GIARDINI NAXOS

 

Giardini Naxos is a well-famous seaside resort on the landward side of the lungomare, a long road running alongside the shore from Capo Schiṣ north-west to Taormina. For a long time, the “garden town” merely served as a sheltered anchorage for nearby Taormina. The epithet originates from the cotton and sugar-cane plantations which, through the centuries, were replaced by citrus orchards. This for a longtime provided the best source of income until, in the 1950s, the place developed into an important holiday resort, thanks partly to the attraction of nearby Taormina, which provides a splendid backdrop.

 

EXCAVATIONS

 

Access to the site is from Via Stracina, the continuation of Via Naxos, or, during opening hours, via the museum in Via Schiṣ.

The Archaic settlement, dating from the 7th-6th century BC, was replaced in the 4th century by a new urban scheme that was laid out on a rigidly geometrical grid pattern, possibly as a result of a reconstruction prompted by Hieron of Syracuse. The new city followed the same boundaries as the earlier; all but the old city walls and the temenos (or sacred precinct) were removed and replaced by a regular orthogonal street plan, as advocated by the 5th century BC architect urban planner Hippodamus of Miletus, with three plateiai (principal avenues – decumani in Latin: A, B, C, oriented on an east-west axis) intersected at right angles by an indeterminate number of stenopoi (minor roads or cardini). From Via Stracina, the road skirts the outer walls of the ancient city which, pierced by four gateways, are built with polygonal blocks of lava stone. These incorporate the older walls of the temenos (late 7th- early 6th centuries BC) which enclose what now are the ruins of a large temple. Heaps of stones, many of which from sacred altars, are scattered all across the site. Nearby sit two kilns: the larger rectangular chamber would have been used for firing architectural elements in terracotta, while the smaller round one served in the production of vases and votive objects.
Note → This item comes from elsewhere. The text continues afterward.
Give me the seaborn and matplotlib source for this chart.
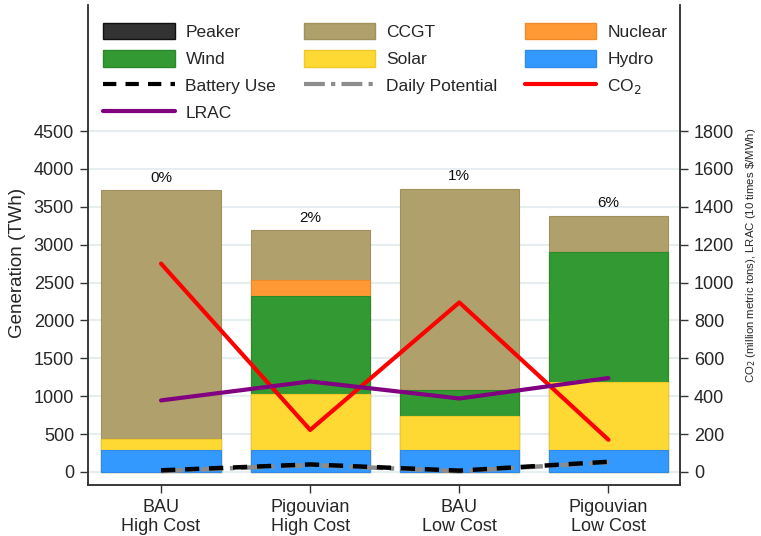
import numpy as np
import pandas as pd
import matplotlib
matplotlib.use("Agg")
import matplotlib.pyplot as plt
from matplotlib.patches import Patch
from matplotlib.lines import Line2D
import seaborn as sns

# Scenario generation mix (TWh)
scenarios = ["BAU\nHigh Cost", "Pigouvian\nHigh Cost", "BAU\nLow Cost", "Pigouvian\nLow Cost"]
hydro = [290, 290, 290, 290]
solar = [150, 735, 450, 900]
wind = [0, 1295, 345, 1715]
nuclear = [0, 210, 0, 0]
ccgt = [3275, 660, 2650, 475]
peaker = [0, 0, 0, 0]

# Share labels printed above each stack
share_labels = ["0%", "2%", "1%", "6%"]

# Storage (TWh)
battery_use = [22, 100, 18, 135]
daily_potential = [12, 92, 10, 128]

# Right-axis series
co2 = [1100, 222, 895, 170]          # million metric tons
lrac = [378, 478, 388, 496]          # 10 x $/MWh

sns.set_theme(style="white")
plt.rcParams["font.family"] = ["Liberation Sans", "DejaVu Sans"]

colors = {
    "Peaker": ("#333333", "#111111"),
    "CCGT": ("#b0a06c", "#a0905c"),
    "Nuclear": ("#ff9933", "#f08a28"),
    "Wind": ("#339933", "#2a8a2a"),
    "Solar": ("#ffd933", "#f0c828"),
    "Hydro": ("#3399ff", "#2f8ae8"),
}

stack_order = [("Hydro", hydro), ("Solar", solar), ("Wind", wind),
               ("Nuclear", nuclear), ("CCGT", ccgt), ("Peaker", peaker)]

df = pd.DataFrame({"scenario": scenarios})
running = np.zeros(len(scenarios))
cum = {}
for name, vals in stack_order:
    running = running + np.asarray(vals, dtype=float)
    cum[name] = running.copy()
    df[name] = running.copy()

fig = plt.figure(figsize=(7.61, 5.36), dpi=100)
ax = fig.add_axes([0.1156, 0.0951, 0.778, 0.8956])

# Stacked bars drawn as cumulative layers, top layer first
for name, _ in reversed(stack_order):
    if name == "Peaker" and not np.any(peaker):
        continue
    face, edge = colors[name]
    sns.barplot(data=df, x="scenario", y=name, color=face, edgecolor=edge,
                linewidth=0.8, width=0.8, saturation=1, errorbar=None, ax=ax,
                order=scenarios)

pos = np.arange(len(scenarios))
totals = cum["Peaker"]
for i, (t, lab) in enumerate(zip(totals, share_labels)):
    ax.annotate(lab, (pos[i], t), xytext=(0, 4), textcoords="offset points",
                ha="center", va="bottom", fontsize=11, color="#111111")

store = pd.DataFrame({"pos": pos, "battery": battery_use, "potential": daily_potential})
sns.lineplot(data=store, x="pos", y="potential", color="#8c8c8c", lw=3.2,
             dashes=False, ax=ax, zorder=4)
ax.lines[-1].set_dashes([5, 1.5, 1, 1.5])
sns.lineplot(data=store, x="pos", y="battery", color="black", lw=3.2, ax=ax, zorder=5)
ax.lines[-1].set_dashes([3.2, 2.2])

ax.set_xlim(-0.49, 3.48)
ax.set_ylim(-172, 6163)
ax.set_yticks(np.arange(0, 4501, 500))
ax.set_xlabel("")
ax.set_ylabel("Generation (TWh)", fontsize=13.5)
ax.yaxis.set_label_coords(-0.105, 0.462)
ax.tick_params(axis="y", labelsize=13, length=6, width=1, color="#333333", left=True, pad=4)
ax.tick_params(axis="x", labelsize=13, length=6, width=1, color="#333333", bottom=True, pad=4)
for lab in ax.get_xticklabels():
    lab.set_linespacing(1.15)
ax.yaxis.grid(True, color="#e6eef1", lw=1.5)
ax.set_axisbelow(True)
for s in ["left", "bottom", "right"]:
    ax.spines[s].set_color("#333333")
    ax.spines[s].set_linewidth(1.1)
ax.spines["top"].set_visible(False)

ax2 = ax.twinx()
right = pd.DataFrame({"pos": pos, "co2": co2, "lrac": lrac})
sns.lineplot(data=right, x="pos", y="co2", color="#ff0000", lw=3, ax=ax2)
sns.lineplot(data=right, x="pos", y="lrac", color="#800080", lw=3, ax=ax2)
ax2.set_ylim(-172 / 2.5, 6163 / 2.5)
ax2.set_yticks(np.arange(0, 1801, 200))
ax2.tick_params(axis="y", labelsize=13, length=6, width=1, color="#333333", right=True, pad=4)
ax2.set_ylabel(r"CO$_2$ (million metric tons), LRAC (10 times \$/MWh)", fontsize=8.2)
ax2.yaxis.set_label_coords(1.108, 0.479)
for s in ["left", "bottom", "right"]:
    ax2.spines[s].set_color("#333333")
    ax2.spines[s].set_linewidth(1.1)
ax2.spines["top"].set_visible(False)
ax2.grid(False)

def patch(name):
    face, edge = colors[name]
    return Patch(facecolor=face, edgecolor=edge, linewidth=1.0, label=name)

h_batt = Line2D([], [], color="black", lw=3, dashes=[3.2, 2.2], label="Battery Use")
h_pot = Line2D([], [], color="#8c8c8c", lw=3, dashes=[5, 1.5, 1, 1.5], label="Daily Potential")
h_co2 = Line2D([], [], color="#ff0000", lw=3, label="CO$_2$")
h_lrac = Line2D([], [], color="#800080", lw=3, label="LRAC")

# column-major ordering so entries read across rows
handles = [patch("Peaker"), patch("Wind"), h_batt, h_lrac,
           patch("CCGT"), patch("Solar"), h_pot,
           patch("Nuclear"), patch("Hydro"), h_co2]
ax2.legend(handles=handles, ncol=3, loc="upper left", bbox_to_anchor=(0.026, 0.963),
           frameon=False, fontsize=12.5, handlelength=4.1, handleheight=1.1,
           handletextpad=0.63, columnspacing=1.6, labelspacing=0.57,
           borderpad=0, borderaxespad=0)

fig.savefig("out.png", dpi=100)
Skirt around the kilns and leave the sacred precinct by its northern entrance (or propylaeum – traces of which are still visible) to emerge onto plateia B. Follow this broad avenue some distance while surveying the way in which the separate units or blocks are disposed into the greater 5th century BC urban scheme; the crossroads are marked with identical quadrangular stones, which, possibly, once served as bases to altars. At stenopos 6, turn left towards the museum; on the left, level with stenopos 11, are the remains of a small temple from the 7th century BC.

 

Museo Archeologico – Via Schiṣ. Situated along a Bourbon fortification, the museum houses the relics from the excavations at the area. On the ground floor is pottery which testifies to the existence of settlements from Neolithic to the Bronze Age. A fragment of a bowl inscribed with Stentinello-style decoration (4th-3rd millennium BC) and other ceramics bearing Cassibile designs (1st millennium BC) are particularly interesting. A fabulous range of broken cymae (decorative roof ornaments) painted with animated elements in different colours and drip-mouldings for channelling rain water, possibly from Temple B (early 6th century BC), are displayed on the ground and first floors. Also on the upper level are arranged various examples of votive objects for hanging on the wall in the shape of a female breast or face, antefixes (decorative end-pieces) with silenus masks – testifying to the cult of Dionysus, and a fine altar reconstituted in 1990 (with one fragment retrieved from Heidelberg). Among the other exhibits to look out for are the lovely figurine of a veiled goddess (probably Hera) dated as 5th century BC and a collection of objects from a surgeon’s tomb including small ointment jars, a strigil, a specillum – used by doctors to examine wounds, and a beautiful glass dish probably imported from Egypt or Mesopotamia. There is also a fine 4th century BC Thracian bronze helmet and a miniature bust of Athena (5th-6th century AD) used as a weight for scales. Inside the keep are displayed various objects found at sea; anchor shafts, amphorae and grindstones.

 

HISTORICAL NOTES

 

Naxos was founded around 734 BC by Chalcidian colonizers led by Theocles, at Capo Schiṣ, a promontory formed originally as a consequence of a great lava flow. It is the oldest Greek colony in Sicily or so it is commonly claimed. It derives its name from the Cycladic island where, according to legend, Dionysus met and then married Ariadne, after she was abandoned by Theseus. In 729 BC, Theocles founded the two colonies of Catane and Leontinoi, that lie further south.

Since the 5th century BC, Naxos was a major objective for aspiring empire-builders, notably Hippocrates of Gela and, later, Hieron of Syracuse who, in 476, evicted the inhabitants of Naxos and deported them to Leontinoi. Eventually, the support offered by Naxos to the Athenian expedition against Syracuse (415 BC) led to the demise of the city; in 403 BC Dionysus the Great razed it to the ground leaving the few survived exiles to found Tauromenion, what is now the enchanting Taormina.